WASHINGTON (AP) — Fighting for his political life, President Barack Obama re-emerged in blistering form in an interruption-filled debate rematch, trying to diminish Mitt Romney’s rising stature by accusing him of dishonesty and extremism.
In a confrontational showdown, Romney did well against his suddenly higher expectations and an incumbent who decided to show up with passion this time. Portraying himself as a plausible alternative for struggling Americans, Romney declared: “We don’t have to live like this.”
What millions of voters got was an almost desperate competition of ideas and claims between two men who badly want the job and want to beat each other.
It felt almost nothing like the first, fairly drab debate that Romney won. Both guys were bouncing off their stools.
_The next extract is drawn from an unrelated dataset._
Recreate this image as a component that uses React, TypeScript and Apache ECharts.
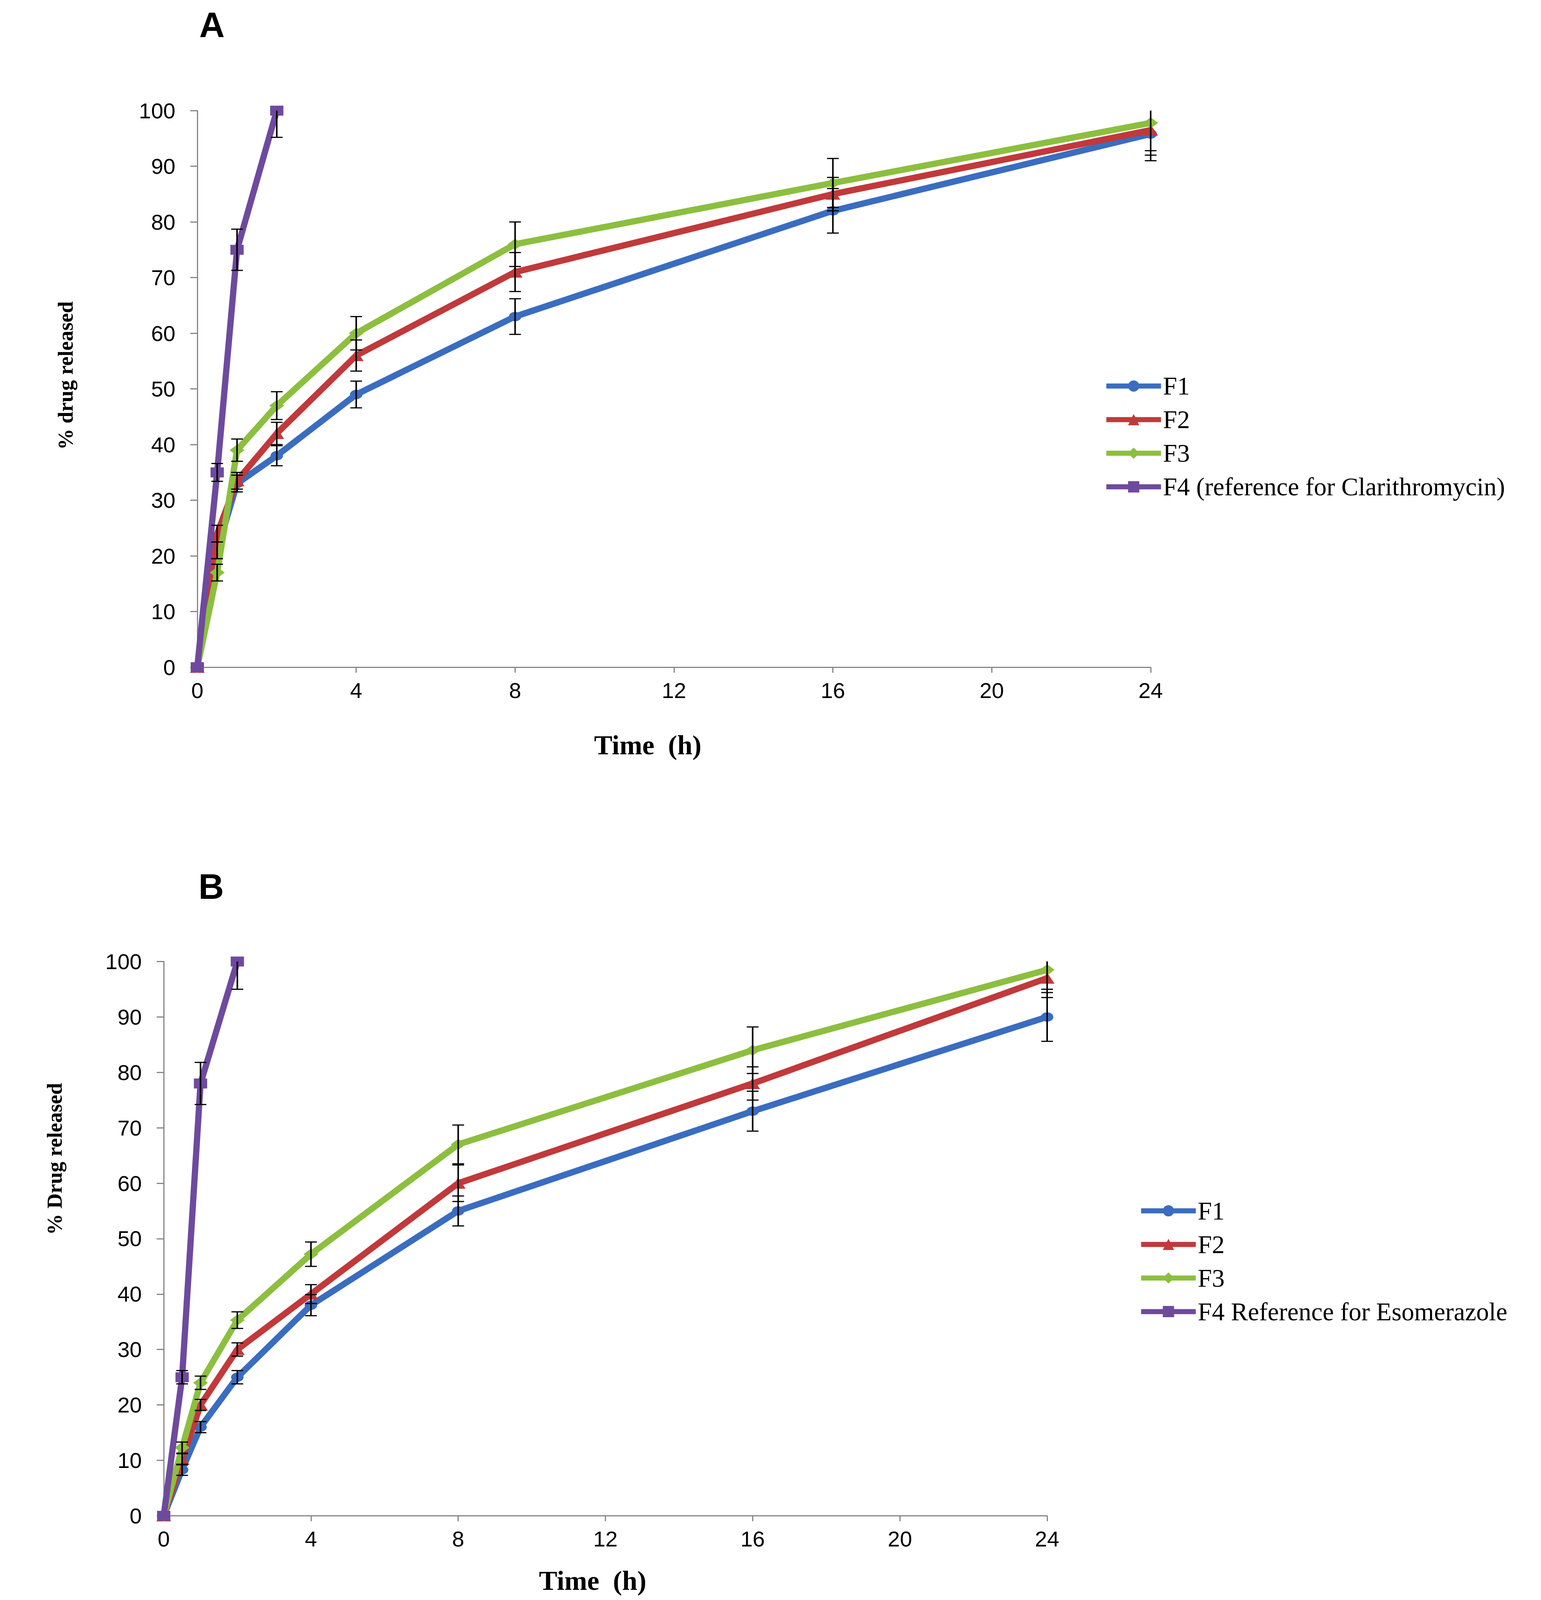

Obama’s nervous supporters will surely get a boost from his fiercely competitive showing, which in turn could drive up enthusiasm in the get-out-the-vote effort that could decide the election. Playing for undecided voters and women in particular, Obama turned the most straightforward questions from voters into a chance to contrast himself with Romney.
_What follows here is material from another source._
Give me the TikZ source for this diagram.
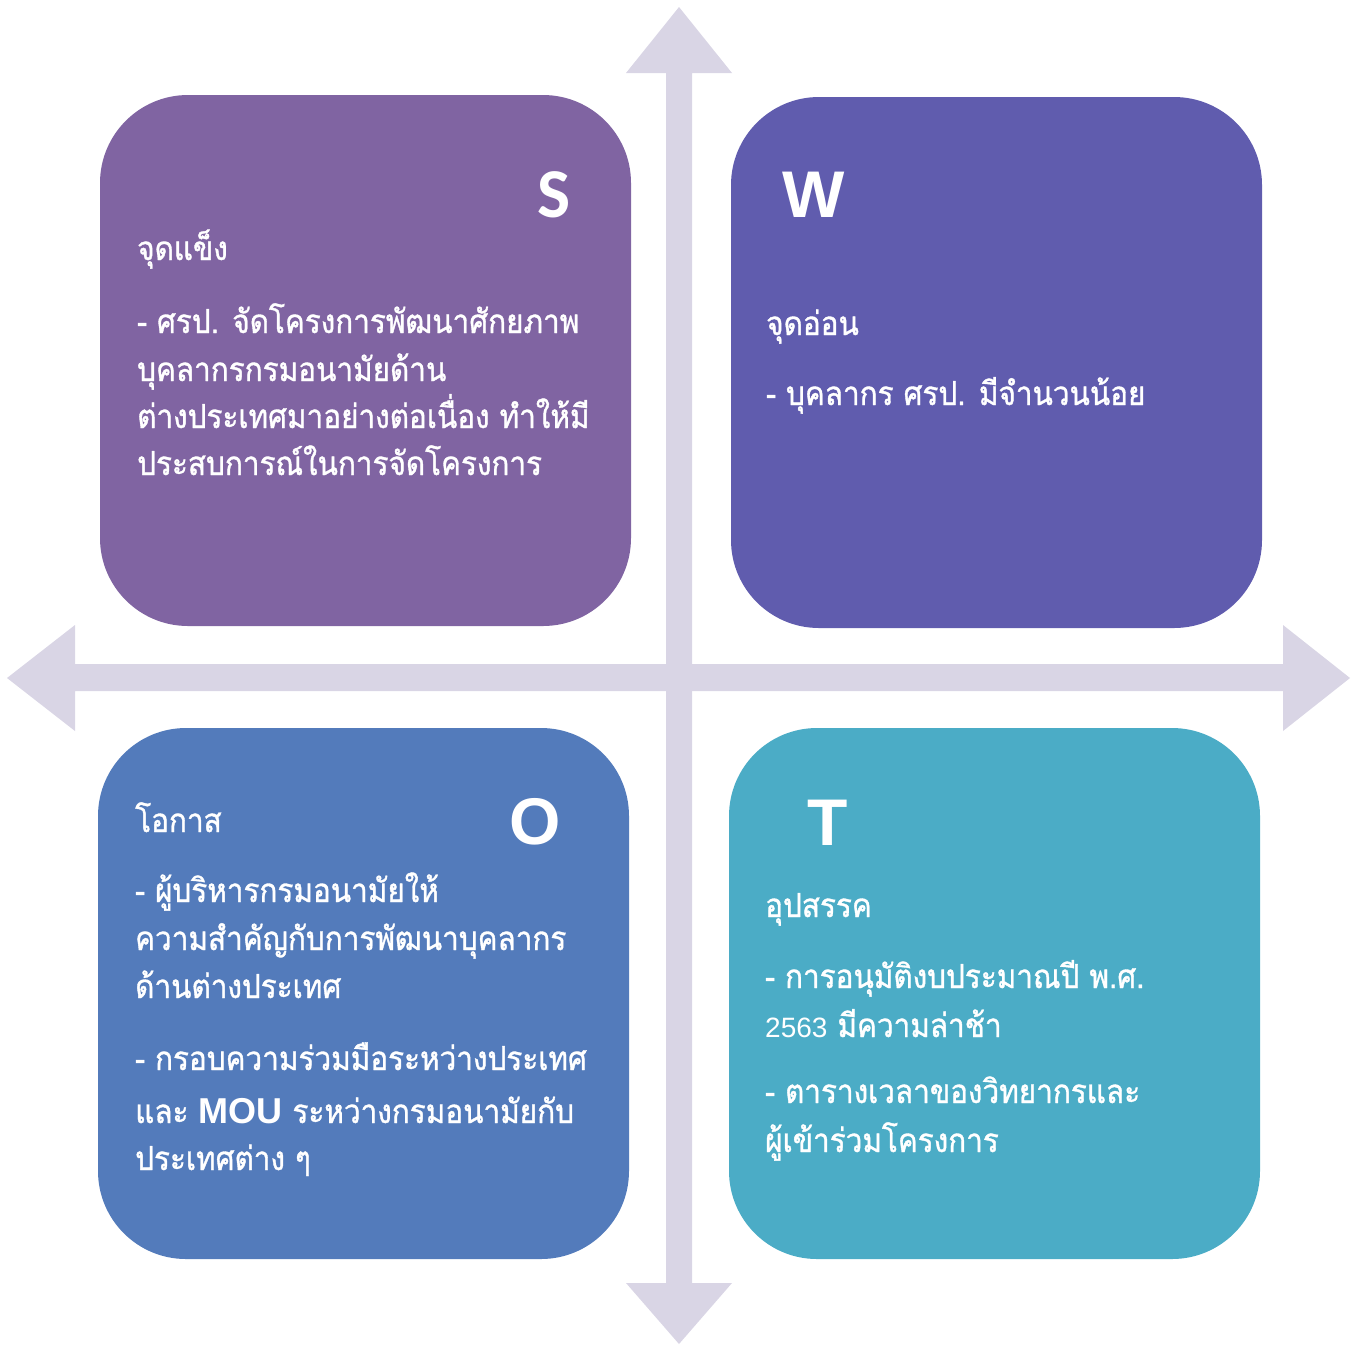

Almost lost, at times, were the town-hall participants who were supposed to play a major role in asking questions.
The candidates got in each other’s space and spoke over each other’s lines in a reflection of the race itself at this point — an intense, deadlocked contest for the future of the nation.
“You’ll get your chance. I’m still speaking,” Romney said during one exchange as the audience in the arena gasped.
“I’m the president,” Obama said when asked about the deadly attack on Americans in Libya. He pointed at Romney and said that suggestion that anyone on his team “would play politics or mislead when we’ve lost four of our own, governor, is offensive. That’s not what we do.”